Ю. М. Юрьев. Мои встречи с П. И. Чайковским
Когда я мысленно воскрешаю перед собой далекие дни моей юности, я с каким-то особенно светлым чувством вспоминаю свое знакомство с Петром Ильичом Чайковским.
Мне довелось только несколько раз встретиться с великим композитором. Но эти встречи, немногочисленные и мимолетные, оставили все же глубокий след в моей памяти.
Впервые я увидел Петра Ильича в московском Большом театре в ноябре 1891 года, на генеральной репетиции «Пиковой дамы»1. Мне сразу запомнился его характерный облик, проникнутый пленительным душевным изяществом и благородством; его голос — приятный низкий басок (Петр Ильич переговаривался о чем-то с дирижером оркестра Альтани). Вспоминается, почему-то, любопытная деталь — необычайно большие коробки конфет, приготовленные в подарок детям, воспитанникам театрального училища, по ходу действия участвовавшим в опере.
Познакомиться лично с композитором мне пришлось только в последний год его жизни.
Незадолго до того я кончил курс театрального училища в Москве и был принят на сцену петербургского Александрийского театра.
Одной из первых пьес, в которой мне предстояло выступить, была пьеса «Предрассудки», принадлежавшая перу Модеста Чайковского, брата композитора, впоследствии его биографа. При распределении ролей режиссура театра не могла решить, какую роль поручить мне: шел выбор между двумя персонажами— передовым студентом и аристократом, высмеиваемым в пьесе2. Чтобы прийти к окончательному решению, мне было рекомендовано посоветоваться непосредственно с автором, попросив его прослушать в моем исполнении отрывки из пьесы.
Так я и сделал. В назначенный день я был на квартире Модеста Ильича, на углу Малой Морской и Гороховой — квартире, в которой тогда жил и Петр Ильич и которой суждено было стать последним жилищем композитора.
Любезно принятый Модестом Ильичом, я объяснил ему причину своего прихода и, по его предложению, начал читать.
Только я кончил, как дверь отворилась и на пороге комнаты показалась так хорошо знакомая мне фигура Петра Ильича в сопровождении юноши в военной форме.
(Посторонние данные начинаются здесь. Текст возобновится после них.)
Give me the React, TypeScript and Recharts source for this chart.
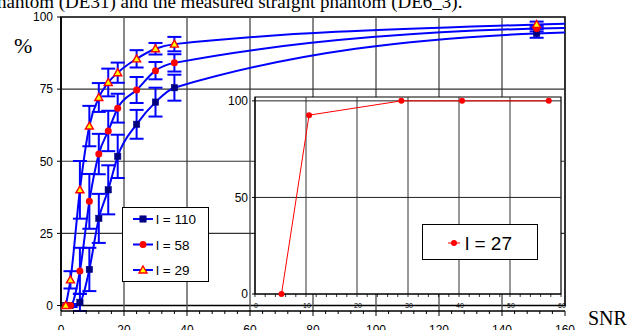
import React from "react";
import {
  ErrorBar,
  Legend,
  Line,
  LineChart,
  ReferenceArea,
  ReferenceLine,
  XAxis,
  YAxis,
} from "recharts";

// main chart: detection rate (%) vs SNR for three l values
const snrValues = [1.5, 3, 6, 9, 12, 15, 18, 24, 30, 36, 151, 160];
const l110Values = [0, 0, 1.1, 12.5, 30.2, 40.1, 51.7, 62.8, 70.5, 75.5, 94.3, 94.6];
const l110Errors = [0, 0.5, 3, 7.5, 8.5, 8.5, 7.5, 5, 5, 4.5, 1.5, 0];
const l58Values = [0, 0, 12.0, 36.1, 52.5, 60.5, 68.4, 74.7, 81.4, 84.1, 96.0, 96.2];
const l58Errors = [0, 0.5, 8, 9.5, 7, 7, 5, 4.5, 3, 3, 1, 0];
const l29Values = [0, 8.9, 40.1, 62.2, 72.1, 77.3, 80.7, 85.5, 89.0, 90.6, 97.4, 97.7];
const l29Errors = [0, 3, 10, 7, 5, 4.8, 3.5, 3, 2, 2.5, 1, 0];
const seriesNames = ["l = 110", "l = 58", "l = 29"];

const mainXTicks = [0, 4, 8, 12, 16, 20, 24, 28, 32, 36, 40, 44, 48, 52, 56, 60, 64, 68, 72, 76, 80, 84, 88, 92, 96, 100, 104, 108, 112, 116, 120, 124, 128, 132, 136, 140, 144, 148, 152, 156, 160];
const mainYTicks = [0, 25, 50, 75, 100];
const mainGridX = [20, 40, 60, 80, 100, 120, 140];
const mainGridY = [25, 50, 75];

// inset chart: l = 27
const insetSnr = [5.2, 10.6, 28.7, 40.6, 57.6];
const insetValues = [0, 92.6, 100, 100, 100];
const insetName = "l = 27";
const insetXTicks = [0, 2, 4, 6, 8, 10, 12, 14, 16, 18, 20, 22, 24, 26, 28, 30, 32, 34, 36, 38, 40, 42, 44, 46, 48, 50, 52, 54, 56, 58, 60];
const insetYTicks = [0, 50, 100];
const insetGridX = [10, 20, 30, 40, 50];
const insetGridY = [50, 100];

const titleText = "hantom (DE31) and the measured straight phantom (DE6_3).";

const SANS = "'Liberation Sans', Arial, Helvetica, sans-serif";
const SERIF = "'Liberation Serif', 'Times New Roman', serif";
const BLUE = "#0000ff";

const build = (vals: number[], errs: number[]) =>
  snrValues.map((s, i) => ({ snr: s, value: vals[i], err: errs[i] }));

const l110Data = build(l110Values, l110Errors);
const l58Data = build(l58Values, l58Errors);
const l29Data = build(l29Values, l29Errors);
const insetData = insetSnr.map((s, i) => ({ snr: s, value: insetValues[i] }));

const Square = ({ cx, cy }: { cx: number; cy: number }) => (
  <rect x={cx - 3.2} y={cy - 3.2} width={6.4} height={6.4} fill="#000080" stroke="#00008b" strokeWidth={0.5} />
);
const Dot = ({ cx, cy }: { cx: number; cy: number }) => (
  <circle cx={cx} cy={cy} r={3.5} fill="#ff0000" />
);
const Tri = ({ cx, cy }: { cx: number; cy: number }) => (
  <polygon
    points={`${cx},${cy - 4} ${cx + 4},${cy + 3} ${cx - 4},${cy + 3}`}
    fill="#ffff00"
    stroke="#ff0000"
    strokeWidth={1.4}
  />
);
const markers = [Square, Dot, Tri];

const makeDot = (Shape: typeof Square) => (p: any) => {
  if (p.payload.snr >= 160) return <g key={`e-${p.index}`} />;
  return (
    <g key={`d-${p.index}`}>
      <Shape cx={p.cx} cy={p.cy} />
    </g>
  );
};

const MainXTick = (props: any) => {
  const { x, y, payload } = props;
  const major = payload.value % 20 === 0;
  return (
    <g>
      <line x1={x} x2={x} y1={y} y2={y + (major ? 5 : 3)} stroke="#000" strokeWidth={1} />
      {major && (
        <text x={x} y={y + 22.5} textAnchor="middle" fontSize={12} fontFamily={SANS} fill="#000">
          {payload.value}
        </text>
      )}
    </g>
  );
};

const InsetXTick = (props: any) => {
  const { x, y, payload } = props;
  const major = payload.value % 10 === 0;
  return (
    <g>
      <line x1={x} x2={x} y1={y} y2={y + 3} stroke="#000" strokeWidth={0.8} />
      {major && (
        <text x={x + 1} y={y + 13.5} textAnchor="middle" fontSize={7} fontFamily={SANS} fill="#000">
          {payload.value}
        </text>
      )}
    </g>
  );
};

const MainLegend = () => (
  <svg width={87} height={75}>
    <rect x={0.5} y={0.5} width={86} height={74} fill="#fff" stroke="#000" strokeWidth={1} />
    {seriesNames.map((name, i) => {
      const cy = 12 + i * 25.5;
      const M = markers[i];
      return (
        <g key={name}>
          <line x1={11} x2={31} y1={cy} y2={cy} stroke={BLUE} strokeWidth={2} />
          <M cx={21} cy={cy} />
          <text x={34} y={cy + 5} fontSize={13.5} fontFamily={SANS} fill="#000">
            {name}
          </text>
        </g>
      );
    })}
  </svg>
);

const InsetLegend = () => (
  <svg width={116} height={36}>
    <rect x={0.5} y={0.5} width={115} height={35} fill="#fff" stroke="#000" strokeWidth={1} />
    <line x1={26} x2={38} y1={19} y2={19} stroke="#ff0000" strokeWidth={1} />
    <circle cx={32} cy={19} r={3} fill="#ff0000" />
    <text x={43} y={26} fontSize={19} fontFamily={SANS} fill="#000">
      {insetName}
    </text>
  </svg>
);

export default function App() {
  return (
    <div style={{ position: "absolute", left: 0, top: 0, width: 643, height: 330, background: "#fff", overflow: "hidden" }}>
      <div style={{ position: "absolute", left: 0, top: 0 }}>
        <LineChart width={643} height={330} margin={{ top: 17, right: 78, bottom: 0, left: 0 }}>
          <XAxis
            dataKey="snr"
            type="number"
            domain={[0, 160]}
            ticks={mainXTicks}
            interval={0}
            height={19}
            tickSize={0}
            tickMargin={0}
            tick={<MainXTick />}
            axisLine={{ stroke: "#000", strokeWidth: 1.5 }}
            allowDataOverflow
          />
          <YAxis
            type="number"
            domain={[0, 100]}
            ticks={mainYTicks}
            width={61}
            tickSize={4}
            tickMargin={4}
            tick={{ fontSize: 12, fontFamily: SANS, fill: "#000" }}
            tickLine={{ stroke: "#000" }}
            axisLine={{ stroke: "#000", strokeWidth: 1.5 }}
          />
          {mainGridX.map((v) => (
            <ReferenceLine key={`gx${v}`} x={v} stroke="#555" strokeWidth={1.4} />
          ))}
          {mainGridY.map((v) => (
            <ReferenceLine key={`gy${v}`} y={v} stroke="#333" strokeWidth={1.2} />
          ))}
          <ReferenceArea x1={0} x2={160} y1={0} y2={100} fill="none" stroke="#000" strokeWidth={1.6} />
          {[l110Data, l58Data, l29Data].map((d, i) => (
            <Line
              key={seriesNames[i]}
              data={d}
              type="monotone"
              dataKey="value"
              name={seriesNames[i]}
              stroke={BLUE}
              strokeWidth={2}
              dot={makeDot(markers[i])}
              activeDot={false}
              isAnimationActive={false}
            >
              <ErrorBar dataKey="err" direction="y" width={7} stroke={BLUE} strokeWidth={2} />
            </Line>
          ))}
          <Legend
            layout="vertical"
            align="center"
            verticalAlign="middle"
            content={<MainLegend />}
            wrapperStyle={{ position: "absolute", left: 122, top: 207, width: 87, height: 75 }}
          />
        </LineChart>
      </div>

      <div style={{ position: "absolute", left: 225, top: 90 }}>
        <LineChart width={345} height={222} margin={{ top: 7, right: 9, bottom: 0, left: 0 }}>
          <XAxis
            dataKey="snr"
            type="number"
            domain={[0, 60]}
            ticks={insetXTicks}
            interval={0}
            height={18}
            tickSize={0}
            tickMargin={0}
            tick={<InsetXTick />}
            axisLine={{ stroke: "#000", strokeWidth: 1 }}
          />
          <YAxis
            type="number"
            domain={[0, 102]}
            ticks={insetYTicks}
            width={30}
            tickSize={3}
            tickMargin={4}
            tick={{ fontSize: 12, fontFamily: SANS, fill: "#000" }}
            tickLine={{ stroke: "#000" }}
            axisLine={{ stroke: "#000", strokeWidth: 1 }}
          />
          <ReferenceArea x1={0} x2={60} y1={0} y2={102} fill="#fff" fillOpacity={1} stroke="#000" strokeWidth={1.2} />
          {insetGridX.map((v) => (
            <ReferenceLine key={`ix${v}`} x={v} stroke="#333" strokeWidth={1} />
          ))}
          {insetGridY.map((v) => (
            <ReferenceLine key={`iy${v}`} y={v} stroke="#222" strokeWidth={1} />
          ))}
          <Line
            data={insetData}
            dataKey="value"
            name={insetName}
            stroke="#ff0000"
            strokeWidth={1}
            dot={{ r: 3, fill: "#ff0000", stroke: "#ff0000", strokeWidth: 0 }}
            activeDot={false}
            isAnimationActive={false}
          />
          <Legend
            layout="vertical"
            align="center"
            verticalAlign="middle"
            content={<InsetLegend />}
            wrapperStyle={{ position: "absolute", left: 197, top: 134, width: 116, height: 36 }}
          />
        </LineChart>
      </div>

      <svg width={643} height={330} style={{ position: "absolute", left: 0, top: 0, pointerEvents: "none" }}>
        <text x={-3} y={8} fontSize={19} fontFamily={SERIF} fill="#000">
          {titleText}
        </text>
        <text x={14} y={53} fontSize={22} fontFamily={SERIF} fill="#000">
          %
        </text>
        <text x={588} y={325} fontSize={20} fontFamily={SERIF} fill="#000">
          SNR
        </text>
      </svg>
    </div>
  );
}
Этот юноша был Владимир Львович Давыдов, Боб, как его звали, любимый племянник П. И. Чайковского. Мы познакомились3.
— А мы с дядей Петей подслушивали вас,— лукаво заявил Владимир Львович. — Дядя стоял на коленках и смотрел в замочную скважину...
Я был в совершенном изумлении от этого непринужденного ребячества почтенного композитора.
Завязалась беседа. Петр Ильич расспрашивал меня о моей работе в театре, о моих первых петербургских впечатлениях.
— Посмотрите, какой у нас прекрасный вид,— с этими словами он взял меня за руку и повел на балкон. Перед нами в лучах заката вырисовывался величественный фронтон Исаакиевского собора.
Оба брата стали упрашивать меня остаться на обед. По застенчивости я упорно отказывался. Однако неотразимое радушие хозяев победило, и я вынужден был согласиться.
В столовой я познакомился с несколькими новыми для меня людьми. Это были два молодых человека, братья Литке [Александр Николаевич и Константин Николаевич], племянники Петра Ильича, известный в то время пианист Сапельников, его брат — скрипач, близкий друг Петра Ильича музыкальный критик Ларош, очаровавший меня своей живостью и остроумием.
Зашел разговор о приглашении Петра Ильича за границу для дирижирования концертом из своих произведений и его нежелании ехать. «Я согласен с тобой — ты дирижер неважный,— говорил полушутя Ларош. — Но ты ведь знаешь,— продолжал он уже серьезно,— как это важно для нашего дела, для пропаганды русской музыки. И ты обязан ехать, ты не имеешь права отказываться».